Written problem -> Return the number of lines that contain the word "with", and return nothing else.

[Data extracted from a collection]
******************************

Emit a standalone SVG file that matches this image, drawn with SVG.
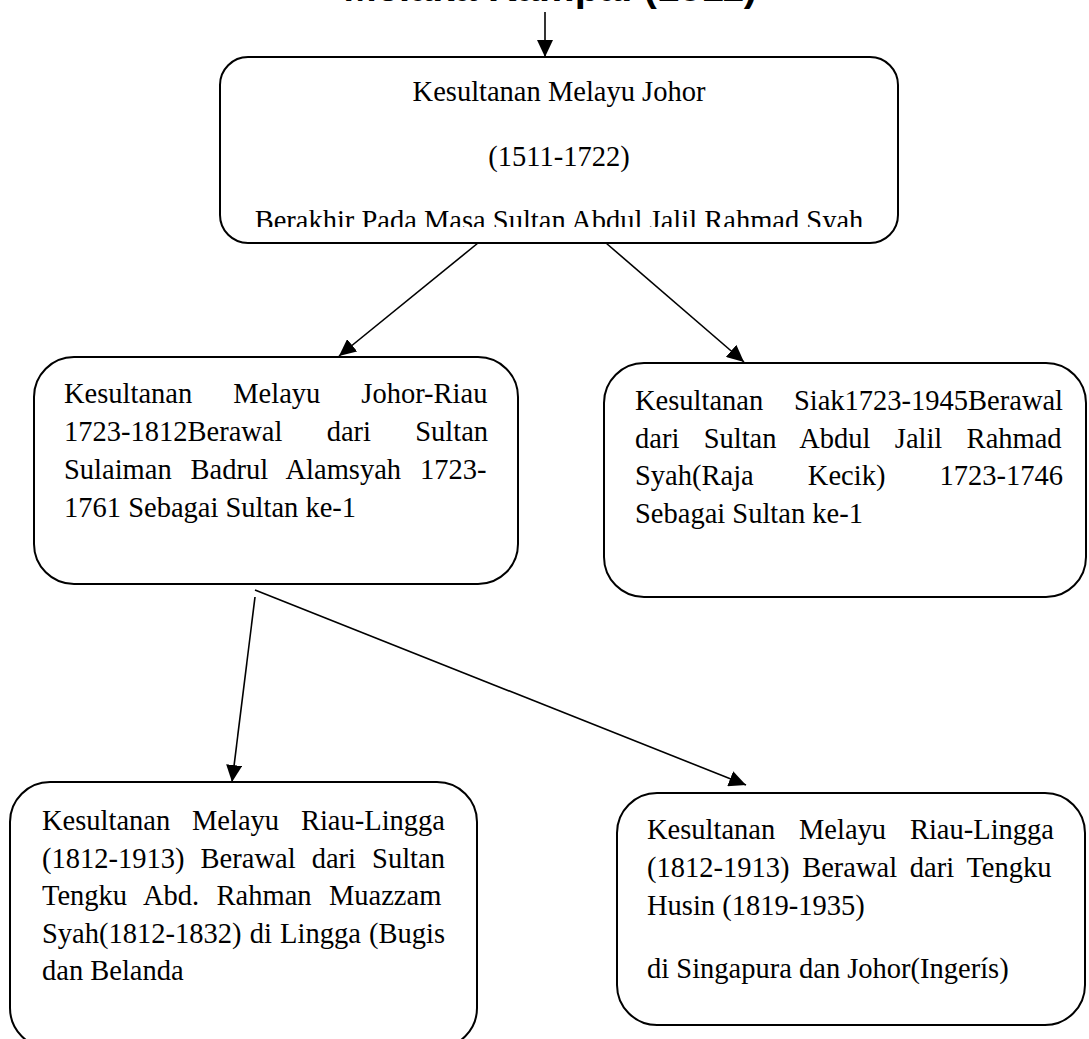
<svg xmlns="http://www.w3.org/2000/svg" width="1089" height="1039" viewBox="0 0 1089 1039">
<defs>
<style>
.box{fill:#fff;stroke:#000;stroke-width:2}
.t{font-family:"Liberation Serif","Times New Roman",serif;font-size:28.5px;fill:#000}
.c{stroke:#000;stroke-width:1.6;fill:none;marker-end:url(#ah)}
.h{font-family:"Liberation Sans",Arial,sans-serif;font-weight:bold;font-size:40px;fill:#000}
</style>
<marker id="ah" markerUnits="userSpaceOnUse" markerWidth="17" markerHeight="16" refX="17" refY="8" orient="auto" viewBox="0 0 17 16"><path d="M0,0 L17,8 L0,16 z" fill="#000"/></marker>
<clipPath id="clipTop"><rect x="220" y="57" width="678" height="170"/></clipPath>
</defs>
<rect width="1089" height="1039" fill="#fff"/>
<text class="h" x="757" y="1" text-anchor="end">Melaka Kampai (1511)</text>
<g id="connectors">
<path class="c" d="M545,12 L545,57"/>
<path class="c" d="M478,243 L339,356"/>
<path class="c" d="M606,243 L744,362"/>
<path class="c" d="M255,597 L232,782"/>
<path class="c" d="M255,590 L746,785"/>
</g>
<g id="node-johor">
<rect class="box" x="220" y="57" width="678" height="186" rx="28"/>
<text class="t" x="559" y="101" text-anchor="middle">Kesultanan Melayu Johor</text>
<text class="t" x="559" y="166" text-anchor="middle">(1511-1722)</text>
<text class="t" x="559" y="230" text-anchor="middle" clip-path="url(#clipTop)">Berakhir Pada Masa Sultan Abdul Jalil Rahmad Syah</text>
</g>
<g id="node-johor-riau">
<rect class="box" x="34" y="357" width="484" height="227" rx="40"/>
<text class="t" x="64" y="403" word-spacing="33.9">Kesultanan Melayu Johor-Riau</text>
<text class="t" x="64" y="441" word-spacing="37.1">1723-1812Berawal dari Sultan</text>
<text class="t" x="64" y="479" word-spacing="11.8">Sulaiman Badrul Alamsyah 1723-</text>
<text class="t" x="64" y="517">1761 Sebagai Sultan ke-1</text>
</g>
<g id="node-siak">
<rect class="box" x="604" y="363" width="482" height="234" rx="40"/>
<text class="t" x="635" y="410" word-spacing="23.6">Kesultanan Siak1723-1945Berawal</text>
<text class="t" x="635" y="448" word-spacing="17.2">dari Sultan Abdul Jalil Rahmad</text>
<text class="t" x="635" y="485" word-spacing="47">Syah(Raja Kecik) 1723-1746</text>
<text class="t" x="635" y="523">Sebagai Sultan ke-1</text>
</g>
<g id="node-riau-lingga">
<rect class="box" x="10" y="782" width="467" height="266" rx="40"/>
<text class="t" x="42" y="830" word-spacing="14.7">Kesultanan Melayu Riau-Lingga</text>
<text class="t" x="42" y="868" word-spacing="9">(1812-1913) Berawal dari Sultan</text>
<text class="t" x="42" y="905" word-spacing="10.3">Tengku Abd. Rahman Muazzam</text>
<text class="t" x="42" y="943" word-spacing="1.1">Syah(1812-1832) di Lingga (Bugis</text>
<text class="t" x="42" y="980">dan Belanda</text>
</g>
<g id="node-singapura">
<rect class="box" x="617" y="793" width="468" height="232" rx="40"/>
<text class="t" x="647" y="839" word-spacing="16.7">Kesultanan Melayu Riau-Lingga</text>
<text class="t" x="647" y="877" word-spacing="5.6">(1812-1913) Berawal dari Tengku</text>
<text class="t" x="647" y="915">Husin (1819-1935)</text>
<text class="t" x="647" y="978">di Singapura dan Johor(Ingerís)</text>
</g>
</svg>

******************************

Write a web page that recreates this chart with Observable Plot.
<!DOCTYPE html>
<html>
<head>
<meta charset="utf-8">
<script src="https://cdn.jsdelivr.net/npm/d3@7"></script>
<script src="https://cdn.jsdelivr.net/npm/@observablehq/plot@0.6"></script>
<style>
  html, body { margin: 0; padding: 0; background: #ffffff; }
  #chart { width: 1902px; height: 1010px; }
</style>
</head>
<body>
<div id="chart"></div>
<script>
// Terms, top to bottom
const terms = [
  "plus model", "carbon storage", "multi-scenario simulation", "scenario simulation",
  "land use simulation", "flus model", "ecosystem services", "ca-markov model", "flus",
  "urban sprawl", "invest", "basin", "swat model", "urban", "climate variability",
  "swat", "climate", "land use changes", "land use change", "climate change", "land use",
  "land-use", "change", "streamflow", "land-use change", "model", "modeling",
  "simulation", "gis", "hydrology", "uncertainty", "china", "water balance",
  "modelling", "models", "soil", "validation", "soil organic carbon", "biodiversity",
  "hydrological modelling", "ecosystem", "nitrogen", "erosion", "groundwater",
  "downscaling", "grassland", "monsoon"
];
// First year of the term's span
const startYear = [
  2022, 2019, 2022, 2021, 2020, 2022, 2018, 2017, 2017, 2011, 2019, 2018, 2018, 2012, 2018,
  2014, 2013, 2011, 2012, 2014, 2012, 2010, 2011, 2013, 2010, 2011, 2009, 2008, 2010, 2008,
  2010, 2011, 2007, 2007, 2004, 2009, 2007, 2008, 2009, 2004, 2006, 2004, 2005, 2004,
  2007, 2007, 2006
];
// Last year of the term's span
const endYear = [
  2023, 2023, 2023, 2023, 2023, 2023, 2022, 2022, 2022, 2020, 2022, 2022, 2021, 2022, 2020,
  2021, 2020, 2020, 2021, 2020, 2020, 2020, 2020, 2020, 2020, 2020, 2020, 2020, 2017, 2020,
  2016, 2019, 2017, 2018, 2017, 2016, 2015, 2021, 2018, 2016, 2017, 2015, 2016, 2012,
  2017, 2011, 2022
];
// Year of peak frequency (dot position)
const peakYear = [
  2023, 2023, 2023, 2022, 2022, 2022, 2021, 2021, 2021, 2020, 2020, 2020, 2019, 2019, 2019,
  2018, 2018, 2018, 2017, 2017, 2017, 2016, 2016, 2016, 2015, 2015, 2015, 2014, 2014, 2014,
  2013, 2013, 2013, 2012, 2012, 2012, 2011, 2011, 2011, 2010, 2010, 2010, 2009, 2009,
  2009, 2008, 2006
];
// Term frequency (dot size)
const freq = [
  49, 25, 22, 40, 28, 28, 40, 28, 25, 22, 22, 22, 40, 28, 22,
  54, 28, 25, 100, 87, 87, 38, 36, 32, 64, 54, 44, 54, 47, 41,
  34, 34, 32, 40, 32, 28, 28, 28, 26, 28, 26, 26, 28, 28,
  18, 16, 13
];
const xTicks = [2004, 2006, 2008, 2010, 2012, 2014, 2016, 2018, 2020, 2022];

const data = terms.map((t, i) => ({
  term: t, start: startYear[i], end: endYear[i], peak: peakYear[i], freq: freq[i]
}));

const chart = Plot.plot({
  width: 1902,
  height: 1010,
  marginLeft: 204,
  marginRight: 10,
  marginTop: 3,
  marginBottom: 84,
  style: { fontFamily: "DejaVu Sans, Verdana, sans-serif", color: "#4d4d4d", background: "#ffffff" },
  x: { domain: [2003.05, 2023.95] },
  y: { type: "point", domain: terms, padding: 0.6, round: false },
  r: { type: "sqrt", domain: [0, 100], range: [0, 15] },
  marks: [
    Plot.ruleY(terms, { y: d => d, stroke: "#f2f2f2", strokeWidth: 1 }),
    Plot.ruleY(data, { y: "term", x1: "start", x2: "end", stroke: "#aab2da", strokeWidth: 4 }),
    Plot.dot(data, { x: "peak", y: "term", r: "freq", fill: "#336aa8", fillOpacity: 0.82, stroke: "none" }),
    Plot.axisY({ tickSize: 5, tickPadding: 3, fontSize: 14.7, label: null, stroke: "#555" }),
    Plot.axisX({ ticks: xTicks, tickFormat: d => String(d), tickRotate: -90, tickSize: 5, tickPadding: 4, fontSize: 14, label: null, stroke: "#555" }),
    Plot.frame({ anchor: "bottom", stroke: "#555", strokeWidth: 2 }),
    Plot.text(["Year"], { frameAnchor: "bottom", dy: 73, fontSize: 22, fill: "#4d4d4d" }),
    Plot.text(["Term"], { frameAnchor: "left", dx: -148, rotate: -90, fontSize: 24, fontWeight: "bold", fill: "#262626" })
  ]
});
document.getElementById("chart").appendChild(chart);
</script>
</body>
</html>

******************************

Written solution -> 2